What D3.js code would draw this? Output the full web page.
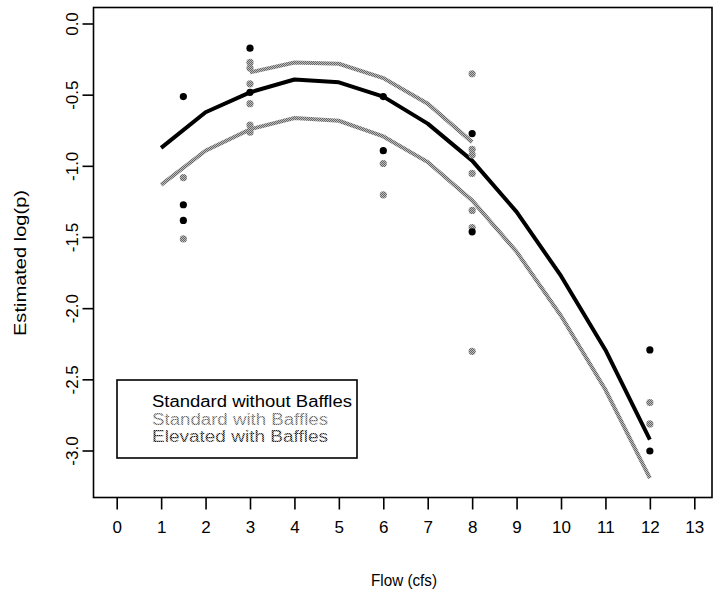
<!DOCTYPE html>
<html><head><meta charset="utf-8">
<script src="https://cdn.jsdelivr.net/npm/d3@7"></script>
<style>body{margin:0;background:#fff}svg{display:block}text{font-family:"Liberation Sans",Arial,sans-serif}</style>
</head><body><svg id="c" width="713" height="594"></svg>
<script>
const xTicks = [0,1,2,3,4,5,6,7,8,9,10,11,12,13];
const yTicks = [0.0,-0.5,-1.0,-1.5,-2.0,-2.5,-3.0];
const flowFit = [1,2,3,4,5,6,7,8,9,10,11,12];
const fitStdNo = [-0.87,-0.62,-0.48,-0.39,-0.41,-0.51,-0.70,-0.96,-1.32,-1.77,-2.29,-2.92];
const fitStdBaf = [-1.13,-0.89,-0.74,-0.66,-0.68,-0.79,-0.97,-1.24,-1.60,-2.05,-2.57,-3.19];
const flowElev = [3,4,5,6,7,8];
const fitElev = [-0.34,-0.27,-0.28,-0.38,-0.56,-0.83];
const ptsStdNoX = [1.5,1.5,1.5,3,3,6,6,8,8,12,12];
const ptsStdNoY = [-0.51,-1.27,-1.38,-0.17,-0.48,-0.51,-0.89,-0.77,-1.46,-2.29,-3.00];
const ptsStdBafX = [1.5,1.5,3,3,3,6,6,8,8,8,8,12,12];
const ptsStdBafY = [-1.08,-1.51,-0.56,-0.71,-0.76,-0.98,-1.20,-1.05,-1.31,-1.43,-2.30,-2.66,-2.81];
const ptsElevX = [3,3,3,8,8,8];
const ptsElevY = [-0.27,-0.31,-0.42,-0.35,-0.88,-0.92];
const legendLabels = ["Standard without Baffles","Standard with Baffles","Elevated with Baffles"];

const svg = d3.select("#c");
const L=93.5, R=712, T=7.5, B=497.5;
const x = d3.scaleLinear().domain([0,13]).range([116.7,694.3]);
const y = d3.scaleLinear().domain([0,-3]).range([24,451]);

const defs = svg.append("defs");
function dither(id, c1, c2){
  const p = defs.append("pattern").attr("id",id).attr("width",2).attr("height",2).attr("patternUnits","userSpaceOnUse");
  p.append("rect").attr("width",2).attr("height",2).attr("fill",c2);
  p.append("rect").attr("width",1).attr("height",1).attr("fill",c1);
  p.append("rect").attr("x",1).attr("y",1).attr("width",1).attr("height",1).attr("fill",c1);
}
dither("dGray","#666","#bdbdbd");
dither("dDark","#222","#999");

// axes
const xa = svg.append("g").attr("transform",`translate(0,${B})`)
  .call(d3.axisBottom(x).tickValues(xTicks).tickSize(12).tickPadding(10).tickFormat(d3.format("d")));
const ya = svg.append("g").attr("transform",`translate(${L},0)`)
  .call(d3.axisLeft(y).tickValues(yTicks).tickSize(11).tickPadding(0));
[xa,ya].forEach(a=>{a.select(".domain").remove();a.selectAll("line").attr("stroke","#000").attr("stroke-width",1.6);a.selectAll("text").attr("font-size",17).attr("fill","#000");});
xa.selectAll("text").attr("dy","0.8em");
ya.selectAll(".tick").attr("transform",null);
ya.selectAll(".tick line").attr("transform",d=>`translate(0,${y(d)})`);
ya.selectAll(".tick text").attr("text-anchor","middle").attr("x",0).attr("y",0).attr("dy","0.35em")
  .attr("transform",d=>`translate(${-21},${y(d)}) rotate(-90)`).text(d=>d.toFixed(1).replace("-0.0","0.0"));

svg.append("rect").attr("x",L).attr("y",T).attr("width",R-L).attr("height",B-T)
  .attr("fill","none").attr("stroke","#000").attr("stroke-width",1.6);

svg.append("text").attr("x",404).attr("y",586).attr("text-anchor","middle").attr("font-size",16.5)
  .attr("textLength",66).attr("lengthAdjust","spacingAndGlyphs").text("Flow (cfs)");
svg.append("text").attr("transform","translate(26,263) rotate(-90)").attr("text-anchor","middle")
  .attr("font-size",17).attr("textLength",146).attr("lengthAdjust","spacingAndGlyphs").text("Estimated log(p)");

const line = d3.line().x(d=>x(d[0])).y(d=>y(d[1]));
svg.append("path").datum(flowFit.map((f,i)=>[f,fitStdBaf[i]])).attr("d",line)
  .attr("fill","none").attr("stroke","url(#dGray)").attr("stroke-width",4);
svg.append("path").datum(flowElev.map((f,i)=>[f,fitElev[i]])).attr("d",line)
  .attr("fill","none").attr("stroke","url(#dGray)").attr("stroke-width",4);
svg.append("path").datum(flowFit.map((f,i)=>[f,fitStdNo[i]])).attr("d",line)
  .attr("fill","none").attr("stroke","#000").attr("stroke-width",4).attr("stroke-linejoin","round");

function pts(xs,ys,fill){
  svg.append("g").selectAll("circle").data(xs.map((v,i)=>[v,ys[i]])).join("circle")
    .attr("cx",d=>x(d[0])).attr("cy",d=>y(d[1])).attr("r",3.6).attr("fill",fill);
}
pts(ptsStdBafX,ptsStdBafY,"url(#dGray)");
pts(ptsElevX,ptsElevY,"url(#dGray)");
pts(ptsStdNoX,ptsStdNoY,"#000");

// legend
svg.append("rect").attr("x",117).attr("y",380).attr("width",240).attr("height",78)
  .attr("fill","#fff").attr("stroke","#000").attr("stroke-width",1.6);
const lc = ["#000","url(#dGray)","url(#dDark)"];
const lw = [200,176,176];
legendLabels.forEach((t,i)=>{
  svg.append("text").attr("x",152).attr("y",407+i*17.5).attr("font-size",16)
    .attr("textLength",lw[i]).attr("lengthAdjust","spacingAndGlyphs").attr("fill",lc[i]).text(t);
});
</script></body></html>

***

__Short problem__: Omit every picture while copying the listing above exactly.

__Exercise response__:
What D3.js code would draw this? Output the full web page.
<!DOCTYPE html>
<html><head><meta charset="utf-8">
<script src="https://cdn.jsdelivr.net/npm/d3@7"></script>
<style>body{margin:0;background:#fff}svg{display:block}text{font-family:"Liberation Sans",Arial,sans-serif}</style>
</head><body><svg id="c" width="713" height="594"></svg>
<script>
const xTicks = [0,1,2,3,4,5,6,7,8,9,10,11,12,13];
const yTicks = [0.0,-0.5,-1.0,-1.5,-2.0,-2.5,-3.0];
const flowFit = [1,2,3,4,5,6,7,8,9,10,11,12];
const fitStdNo = [-0.87,-0.62,-0.48,-0.39,-0.41,-0.51,-0.70,-0.96,-1.32,-1.77,-2.29,-2.92];
const fitStdBaf = [-1.13,-0.89,-0.74,-0.66,-0.68,-0.79,-0.97,-1.24,-1.60,-2.05,-2.57,-3.19];
const flowElev = [3,4,5,6,7,8];
const fitElev = [-0.34,-0.27,-0.28,-0.38,-0.56,-0.83];
const ptsStdNoX = [1.5,1.5,1.5,3,3,6,6,8,8,12,12];
const ptsStdNoY = [-0.51,-1.27,-1.38,-0.17,-0.48,-0.51,-0.89,-0.77,-1.46,-2.29,-3.00];
const ptsStdBafX = [1.5,1.5,3,3,3,6,6,8,8,8,8,12,12];
const ptsStdBafY = [-1.08,-1.51,-0.56,-0.71,-0.76,-0.98,-1.20,-1.05,-1.31,-1.43,-2.30,-2.66,-2.81];
const ptsElevX = [3,3,3,8,8,8];
const ptsElevY = [-0.27,-0.31,-0.42,-0.35,-0.88,-0.92];
const legendLabels = ["Standard without Baffles","Standard with Baffles","Elevated with Baffles"];

const svg = d3.select("#c");
const L=93.5, R=712, T=7.5, B=497.5;
const x = d3.scaleLinear().domain([0,13]).range([116.7,694.3]);
const y = d3.scaleLinear().domain([0,-3]).range([24,451]);

const defs = svg.append("defs");
function dither(id, c1, c2){
  const p = defs.append("pattern").attr("id",id).attr("width",2).attr("height",2).attr("patternUnits","userSpaceOnUse");
  p.append("rect").attr("width",2).attr("height",2).attr("fill",c2);
  p.append("rect").attr("width",1).attr("height",1).attr("fill",c1);
  p.append("rect").attr("x",1).attr("y",1).attr("width",1).attr("height",1).attr("fill",c1);
}
dither("dGray","#666","#bdbdbd");
dither("dDark","#222","#999");

// axes
const xa = svg.append("g").attr("transform",`translate(0,${B})`)
  .call(d3.axisBottom(x).tickValues(xTicks).tickSize(12).tickPadding(10).tickFormat(d3.format("d")));
const ya = svg.append("g").attr("transform",`translate(${L},0)`)
  .call(d3.axisLeft(y).tickValues(yTicks).tickSize(11).tickPadding(0));
[xa,ya].forEach(a=>{a.select(".domain").remove();a.selectAll("line").attr("stroke","#000").attr("stroke-width",1.6);a.selectAll("text").attr("font-size",17).attr("fill","#000");});
xa.selectAll("text").attr("dy","0.8em");
ya.selectAll(".tick").attr("transform",null);
ya.selectAll(".tick line").attr("transform",d=>`translate(0,${y(d)})`);
ya.selectAll(".tick text").attr("text-anchor","middle").attr("x",0).attr("y",0).attr("dy","0.35em")
  .attr("transform",d=>`translate(${-21},${y(d)}) rotate(-90)`).text(d=>d.toFixed(1).replace("-0.0","0.0"));

svg.append("rect").attr("x",L).attr("y",T).attr("width",R-L).attr("height",B-T)
  .attr("fill","none").attr("stroke","#000").attr("stroke-width",1.6);

svg.append("text").attr("x",404).attr("y",586).attr("text-anchor","middle").attr("font-size",16.5)
  .attr("textLength",66).attr("lengthAdjust","spacingAndGlyphs").text("Flow (cfs)");
svg.append("text").attr("transform","translate(26,263) rotate(-90)").attr("text-anchor","middle")
  .attr("font-size",17).attr("textLength",146).attr("lengthAdjust","spacingAndGlyphs").text("Estimated log(p)");

const line = d3.line().x(d=>x(d[0])).y(d=>y(d[1]));
svg.append("path").datum(flowFit.map((f,i)=>[f,fitStdBaf[i]])).attr("d",line)
  .attr("fill","none").attr("stroke","url(#dGray)").attr("stroke-width",4);
svg.append("path").datum(flowElev.map((f,i)=>[f,fitElev[i]])).attr("d",line)
  .attr("fill","none").attr("stroke","url(#dGray)").attr("stroke-width",4);
svg.append("path").datum(flowFit.map((f,i)=>[f,fitStdNo[i]])).attr("d",line)
  .attr("fill","none").attr("stroke","#000").attr("stroke-width",4).attr("stroke-linejoin","round");

function pts(xs,ys,fill){
  svg.append("g").selectAll("circle").data(xs.map((v,i)=>[v,ys[i]])).join("circle")
    .attr("cx",d=>x(d[0])).attr("cy",d=>y(d[1])).attr("r",3.6).attr("fill",fill);
}
pts(ptsStdBafX,ptsStdBafY,"url(#dGray)");
pts(ptsElevX,ptsElevY,"url(#dGray)");
pts(ptsStdNoX,ptsStdNoY,"#000");

// legend
svg.append("rect").attr("x",117).attr("y",380).attr("width",240).attr("height",78)
  .attr("fill","#fff").attr("stroke","#000").attr("stroke-width",1.6);
const lc = ["#000","url(#dGray)","url(#dDark)"];
const lw = [200,176,176];
legendLabels.forEach((t,i)=>{
  svg.append("text").attr("x",152).attr("y",407+i*17.5).attr("font-size",16)
    .attr("textLength",lw[i]).attr("lengthAdjust","spacingAndGlyphs").attr("fill",lc[i]).text(t);
});
</script></body></html>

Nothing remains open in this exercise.